There's a reason they were selling a pretty talk stack of these for $2 a pop at a local salvage market. What should be a good story - the complicated relationship between France and the United States nee the 13 North American colonies in the context of Great Powers relationships - is completely botched by poor historical research and some of the most hackneyed writing I've seen.
Sure, Unger has the facts more or less straight, and there's no doubt that French support for the American Revolution was motivated less by love for freedom and democracy (absolute monarchs surely harbor these sentiments, no?) and more by the worldwide game of Empire in which they were competing (and losing) to Britannia. The French monarchy was decadent, and they had every intention of trying to reassert the claims of Empire in the New World. Yes. But to jump from that to characterizing that as a "plot against America" - and more significantly, a plot against Americans - is in no way warranted by the research, and reducing French "anti-Americanism" (in itself a complicated phenomenon that goes beyond "they hate everything about us because...").

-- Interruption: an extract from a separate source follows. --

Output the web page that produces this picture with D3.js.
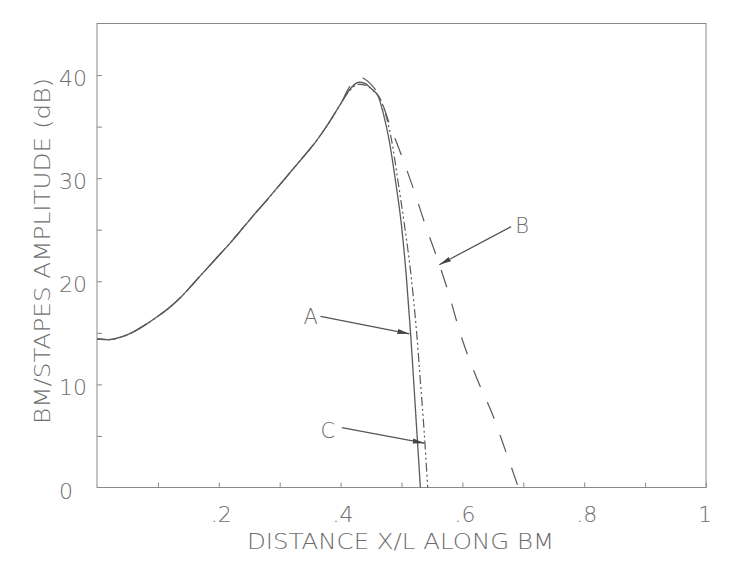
<!DOCTYPE html>
<html>
<head>
<meta charset="utf-8">
<script src="https://cdn.jsdelivr.net/npm/d3@7"></script>
<style>
  html, body { margin: 0; padding: 0; background: #fff; }
  svg { display: block; }
  text { font-family: "DejaVu Sans ExtraLight", "DejaVu Sans", sans-serif; font-weight: 200; fill: #6e6e6e; }
</style>
</head>
<body>
<svg id="chart" width="732" height="562"></svg>
<script>
// ---- data ----
const xCommon = [0, 0.02, 0.04, 0.06, 0.08, 0.10, 0.12, 0.14, 0.16, 0.18, 0.20, 0.22, 0.24, 0.26, 0.28, 0.30, 0.32, 0.34, 0.36, 0.38, 0.40];
const yCommon = [14.4, 14.35, 14.6, 15.1, 15.8, 16.6, 17.5, 18.6, 19.9, 21.2, 22.5, 23.8, 25.2, 26.6, 27.95, 29.35, 30.75, 32.15, 33.6, 35.3, 37.2];

const xTailA = [0.415, 0.43, 0.44, 0.45, 0.462, 0.47, 0.48, 0.49, 0.50, 0.508, 0.515, 0.52, 0.525, 0.531];
const yTailA = [38.6, 39.3, 39.2, 38.7, 37.9, 36.3, 33.6, 29.8, 25.4, 20.4, 14.9, 10.3, 5.6, 0];

const xTailC = [0.415, 0.43, 0.442, 0.453, 0.465, 0.474, 0.484, 0.494, 0.505, 0.516, 0.525, 0.531, 0.537, 0.543];
const yTailC = [38.5, 39.1, 39.0, 38.5, 37.7, 36.2, 33.6, 29.8, 25.4, 20.4, 14.9, 10.3, 5.6, 0];

const xTailB = [0.415, 0.428, 0.44, 0.45, 0.465, 0.48, 0.50, 0.52, 0.54, 0.56, 0.575, 0.60, 0.625, 0.65, 0.67, 0.692];
const yTailB = [38.9, 39.8, 39.6, 39.1, 37.8, 35.3, 32.2, 28.9, 25.3, 22.0, 19.3, 14.3, 10.4, 7.0, 3.7, 0];

const xTicks = [0.1, 0.2, 0.3, 0.4, 0.5, 0.6, 0.7, 0.8, 0.9, 1.0];
const xTickLabels = ["", ".2", "", ".4", "", ".6", "", ".8", "", "1"];
const yTicks = [5, 10, 15, 20, 25, 30, 35, 40];
const yTickLabels = ["0", "10", "20", "30", "40"];
const yLabelValues = [0, 10, 20, 30, 40];

const xTitle = "DISTANCE X/L ALONG BM";
const yTitle = "BM/STAPES AMPLITUDE (dB)";

// annotations: label, label position, arrow start, arrow tip (data units)
const annLabels = ["A", "C", "B"];
const annLabelPos = [[0.351, 16.6], [0.379, 5.6], [0.698, 25.5]];
const annFrom = [[0.367, 16.6], [0.402, 5.8], [0.680, 25.3]];
const annTo = [[0.513, 14.9], [0.538, 4.3], [0.562, 21.6]];

// ---- layout ----
const svg = d3.select("#chart");
const mLeft = 97, mRight = 706, mTop = 23.5, mBottom = 487.5;
const x = d3.scaleLinear().domain([0, 1]).range([mLeft, mRight]);
const y = d3.scaleLinear().domain([0, 45]).range([mBottom, mTop]);

const ink = "#8a8a8a";

// frame
svg.append("rect")
  .attr("x", mLeft).attr("y", mTop)
  .attr("width", mRight - mLeft).attr("height", mBottom - mTop)
  .attr("fill", "none").attr("stroke", ink).attr("stroke-width", 1);

// ticks (inward)
const xAxis = d3.axisTop(x).tickValues(xTicks).tickSize(5).tickFormat("");
svg.append("g").attr("transform", `translate(0,${mBottom})`).call(xAxis)
  .call(g => g.select(".domain").remove())
  .call(g => g.selectAll("line").attr("stroke", ink));
const yAxis = d3.axisRight(y).tickValues(yTicks).tickSize(5).tickFormat("");
svg.append("g").attr("transform", `translate(${mLeft},0)`).call(yAxis)
  .call(g => g.select(".domain").remove())
  .call(g => g.selectAll("line").attr("stroke", ink));

// tick labels
svg.append("g").selectAll("text").data(xTicks.map((v, i) => [v, xTickLabels[i]]).filter(d => d[1]))
  .join("text")
  .attr("x", d => x(d[0]) - 8)
  .attr("y", mBottom + 34)
  .attr("font-size", 22)
  .text(d => d[1]);

svg.append("g").selectAll("text").data(yLabelValues.map((v, i) => [v, yTickLabels[i]]))
  .join("text")
  .attr("x", 59)
  .attr("y", d => y(d[0]) + 11)
  .attr("font-size", 22)
  .text(d => d[1]);

// titles
svg.append("text")
  .attr("x", 247).attr("y", 549)
  .attr("font-size", 22)
  .attr("textLength", 307).attr("lengthAdjust", "spacingAndGlyphs")
  .text(xTitle);

svg.append("text")
  .attr("transform", "translate(50,424) rotate(-90)")
  .attr("x", 0).attr("y", 0)
  .attr("font-size", 22)
  .attr("textLength", 346).attr("lengthAdjust", "spacingAndGlyphs")
  .text(yTitle);

// curves
const common = xCommon.map((v, i) => [v, yCommon[i]]);
const curveA = common.concat(xTailA.map((v, i) => [v, yTailA[i]]));
const curveC = common.concat(xTailC.map((v, i) => [v, yTailC[i]]));
const curveB = common.concat(xTailB.map((v, i) => [v, yTailB[i]]));

const line = d3.line().x(d => x(d[0])).y(d => y(d[1])).curve(d3.curveMonotoneX);
const curveInk = "#5a5a5a";

svg.append("path").datum(curveB).attr("d", line)
  .attr("fill", "none").attr("stroke", curveInk).attr("stroke-width", 1.2)
  .attr("stroke-dasharray", "18,17");
svg.append("path").datum(curveC).attr("d", line)
  .attr("fill", "none").attr("stroke", curveInk).attr("stroke-width", 1.2)
  .attr("stroke-dasharray", "9,3,2,3,2,3");
svg.append("path").datum(curveA).attr("d", line)
  .attr("fill", "none").attr("stroke", curveInk).attr("stroke-width", 1.3);

// arrows
const defs = svg.append("defs");
defs.append("marker").attr("id", "arrow")
  .attr("viewBox", "0 0 12 6").attr("refX", 12).attr("refY", 3)
  .attr("markerWidth", 12).attr("markerHeight", 6)
  .attr("markerUnits", "userSpaceOnUse").attr("orient", "auto")
  .append("path").attr("d", "M0,0.5 L12,3 L0,5.5 Z").attr("fill", "#444");

const ann = svg.append("g");
annLabels.forEach((lab, i) => {
  ann.append("line")
    .attr("x1", x(annFrom[i][0])).attr("y1", y(annFrom[i][1]))
    .attr("x2", x(annTo[i][0])).attr("y2", y(annTo[i][1]))
    .attr("stroke", "#555").attr("stroke-width", 1.3)
    .attr("marker-end", "url(#arrow)");
  ann.append("text")
    .attr("x", x(annLabelPos[i][0])).attr("y", y(annLabelPos[i][1]) + 8)
    .attr("text-anchor", "middle")
    .attr("font-size", 21)
    .text(lab);
});
</script>
</body>
</html>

Even with the poor and unsystematic historical analysis, I would've given this book a chance, if just to familiarize with the point of view and how it's arrived at. But then I read this line in describing the French enthusiasm for the American cause in the early days of the Revolutionary War: "Unarmed American farmers had displayed more courage than kings, cried critics of the crown, and demonstrated the vulnerability of the vaunted English Army." There is, of course, no source cited for these "critics," but more significantly, no one would have characterized one of the sides in an armed conflict as "unarmed." There are other moments of titillating detail which serve to stoke anger at the French aristocracy (and nation) rather than to illuminate the narrative. Unger relies on a lazy use of cliched tropes, and makes no attempt to use them in interesting, or even in accurate kind of ways. His credibility is just dashed at this point, and I wasn't able to make it past page 90 before I felt like this was a complete waste of my time.
Don't even bother picking this up out of a free box.